Article – Die Geheimkontakte eines der mächtigsten Politiker der Bonner Republik sorgen heute für Aufsehen. Franz Josef Strauß, der 1980 als Kanzlerkandidat der Union antrat, bot US-Diplomaten offenbar vertrauliche Informationen an. Das geht aus Dokumenten des US-Außenministeriums hervor, die nun öffentlich zugänglich sind. Die Papiere werfen ein neues Licht auf den CSU-Politiker, der zu Lebzeiten als Verfechter deutscher Interessen galt.
In einem Gespräch mit dem US-Botschafter soll Strauß angeboten haben, die Amerikaner mit Interna aus Gesprächen mit dem damaligen Bundeskanzler Helmut Schmidt zu versorgen. Die Dokumente zeigen, wie eng die Verflechtungen zwischen deutschen Spitzenpolitikern und der US-Regierung mitten im Kalten Krieg waren. «Strauß wollte unbedingt als verlässlicher Partner der USA wahrgenommen werden«, erklärt der Historiker Michael Wolffsohn gegenüber dem Bayerischen Rundfunk.
Was in München schon länger als offenes Geheimnis galt, bekommt nun historische Substanz: Strauß pflegte intensive Kontakte nach Washington – intensiver als bisher bekannt. Als ich vor Jahren mit einem langjährigen CSU-Mitarbeiter sprach, deutete dieser an: «Der Franz Josef hatte immer mehrere Eisen im Feuer.«
Besonders brisant: Das Angebot fiel in eine Zeit, in der Strauß als möglicher Nachfolger von Schmidt um das Kanzleramt kämpfte. Die SPD-geführte Bundesregierung verfolgte damals eine eigenständigere Politik gegenüber dem Ostblock, was in Washington mit Argwohn beobachtet wurde.

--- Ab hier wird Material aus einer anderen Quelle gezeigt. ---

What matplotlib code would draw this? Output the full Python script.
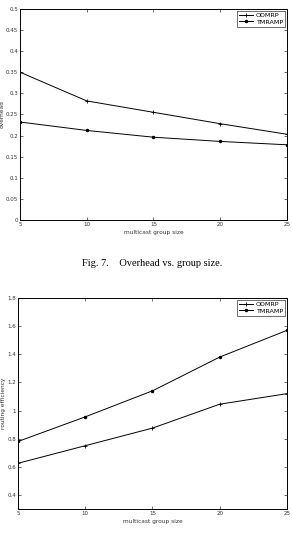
import matplotlib
matplotlib.use('Agg')
import matplotlib.pyplot as plt

group_size = [5, 10, 15, 20, 25]

# Fig. 7 - overhead
overhead_odmrp = [0.350, 0.282, 0.255, 0.228, 0.203]
overhead_tmramp = [0.232, 0.212, 0.196, 0.186, 0.178]
overhead_ticks = [0, 0.05, 0.1, 0.15, 0.2, 0.25, 0.3, 0.35, 0.4, 0.45, 0.5]

# routing efficiency
eff_odmrp = [0.625, 0.750, 0.875, 1.045, 1.120]
eff_tmramp = [0.780, 0.955, 1.140, 1.380, 1.570]
eff_ticks = [0.4, 0.6, 0.8, 1.0, 1.2, 1.4, 1.6, 1.8]

plt.rcParams['font.family'] = 'DejaVu Sans'

fig = plt.figure(figsize=(2.92, 5.43), dpi=100)
ax1 = fig.add_axes([0.0685, 0.595, 0.914, 0.3886])
ax2 = fig.add_axes([0.0616, 0.0626, 0.921, 0.3886])


def style(ax, ticks, ylim, ylabel):
    ax.set_xlim(5, 25)
    ax.set_ylim(*ylim)
    ax.set_xticks(group_size)
    ax.set_yticks(ticks)
    ax.set_yticklabels(['%g' % t for t in ticks])
    ax.tick_params(labelsize=4, direction='in', length=2, width=0.5,
                   top=True, right=True, pad=1.5, colors='#333333')
    for s in ax.spines.values():
        s.set_linewidth(0.7)
    ax.set_xlabel('multicast group size', fontsize=4.2, labelpad=2, color='#333333')
    ax.set_ylabel(ylabel, fontsize=4.2, labelpad=1, color='#333333')


def add_legend(ax):
    leg = ax.legend(loc='upper right', fontsize=4.6, frameon=True, fancybox=False,
                    edgecolor='black', handlelength=2.2, borderpad=0.3, labelspacing=0.15,
                    handletextpad=0.4, borderaxespad=0.3)
    leg.get_frame().set_linewidth(0.5)


ax1.plot(group_size, overhead_odmrp, color='black', lw=0.7, marker='+', ms=3, mew=0.6, label='ODMRP')
ax1.plot(group_size, overhead_tmramp, color='black', lw=0.7, marker='.', ms=3, label='TMRAMP')
style(ax1, overhead_ticks, (0, 0.5), 'overhead')
add_legend(ax1)

ax2.plot(group_size, eff_odmrp, color='black', lw=0.7, marker='+', ms=3, mew=0.6, label='ODMRP')
ax2.plot(group_size, eff_tmramp, color='black', lw=0.7, marker='.', ms=3, label='TMRAMP')
style(ax2, eff_ticks, (0.3, 1.8), 'routing efficiency')
add_legend(ax2)

fig.text(0.52, 1 - 263 / 543, 'Fig. 7.    Overhead vs. group size.', ha='center', va='center',
         fontsize=7.5, family='Liberation Serif')

fig.savefig('out.png', dpi=100)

Die Enthüllungen werfen grundsätzliche Fragen zum Verhältnis zwischen Loyalität und Staatsräson auf. Wie weit darf Opposition gehen? Wo verläuft die Grenze zwischen Parteiinteressen und nationalen Interessen? Diese Fragen sind auch heute, mehr als vier Jahrzehnte später, von erschreckender Aktualität.